Cada vez mais cercado pela opinião pública e pelas investigações policiais, Jim tomou a decisão de viajar para a Guiana levando consigo os seus mais fiéis seguidores. Num local próximo da fronteira com a Venezuela, a norte de Georgetown, entre duas cidadezinhas, Port Kaituma e Matthews Ridge, fundou Jonestown, aquilo que ele definia como o paraíso da divulgação e exploração da política leninista. Uma comuna, por assim dizer. Sem qualquer tipo de conforto, com o mínimo possível de bens de consumo – até comida faltava – e noites brancas, ou seja, vigílias contínuas que estavam destinadas a detetar qualquer intenção hostil contra tão magnífico paraíso cristão-comunista.
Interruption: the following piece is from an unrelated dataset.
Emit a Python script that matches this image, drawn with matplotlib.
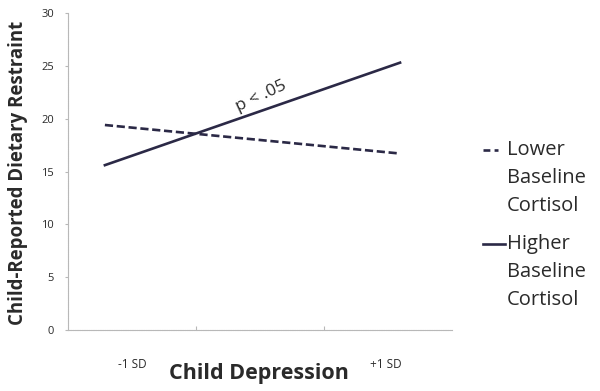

No dia 18 de Novembro de 1978, Jim Jones convenceu-se de que o governo dos Estados Unidos tinha dado ordens para que Jonestown fosse bombardeada e destruída. Percebendo que não iriam ter nenhum tipo de apoio da parte da União Soviética, tal como esperavam, todos os habitantes da comunidade votaram pelo suicídio colectivo. Um líquido à base de cianeto foi distribuído generosamente por todos os mais de 900 (foram encontrados 918 corpos) fanáticos que se atiraram alegremente para a morte. Rouletta Paul foi a primeira voluntária – antes de tomar a mistela injetou com uma seringa uma quantidade considerável na boca da sua filha de um ano. Entretanto, o canalha Jim andava de um lado para o outro a animar os suicidas: «Não tenham medo de morrer! O principal é que consigamos manter a nossa dignidade. A morte é amiga. E as crianças devem morrer primeiro!». A selvajaria que varreu aquele pedaço perdido de selva na Guiana foi enojante. Houve pais a matarem filhos à facada. 85 membros da comunidade fugiram e desapareceram por entre as árvores até serem apanhados pelas autoridades. O corpo de Jim Jones foi encontrado no pavilhão central. O pulha dera um tiro de espingarda na própria cabeça. Os seus três filhos de sangue, Stephan, Jim Júnior e Tim Jones foram presos e obrigados a colaborar a longa investigação feita posteriormente sobre o macabro acontecimento. Numa nota testamentária encontrada no cadáver de Marceline estava designado que todo o dinheiro do Peoples Temple deveria ser entregue ao Partido Comunista da União Soviética através dos serviços consulares de Georgetown. Qualquer coisa como sete milhões e meio de dólares (equivalentes a uns 20 milhões nos dias de hoje). Jim foi um canalha do princípio ao fim da sua existência monstruosa, mas conseguiu enganar muitos papalvos que lhe deram dinheiro e lhe sacrificaram a vida nos confins de Barima-Waini.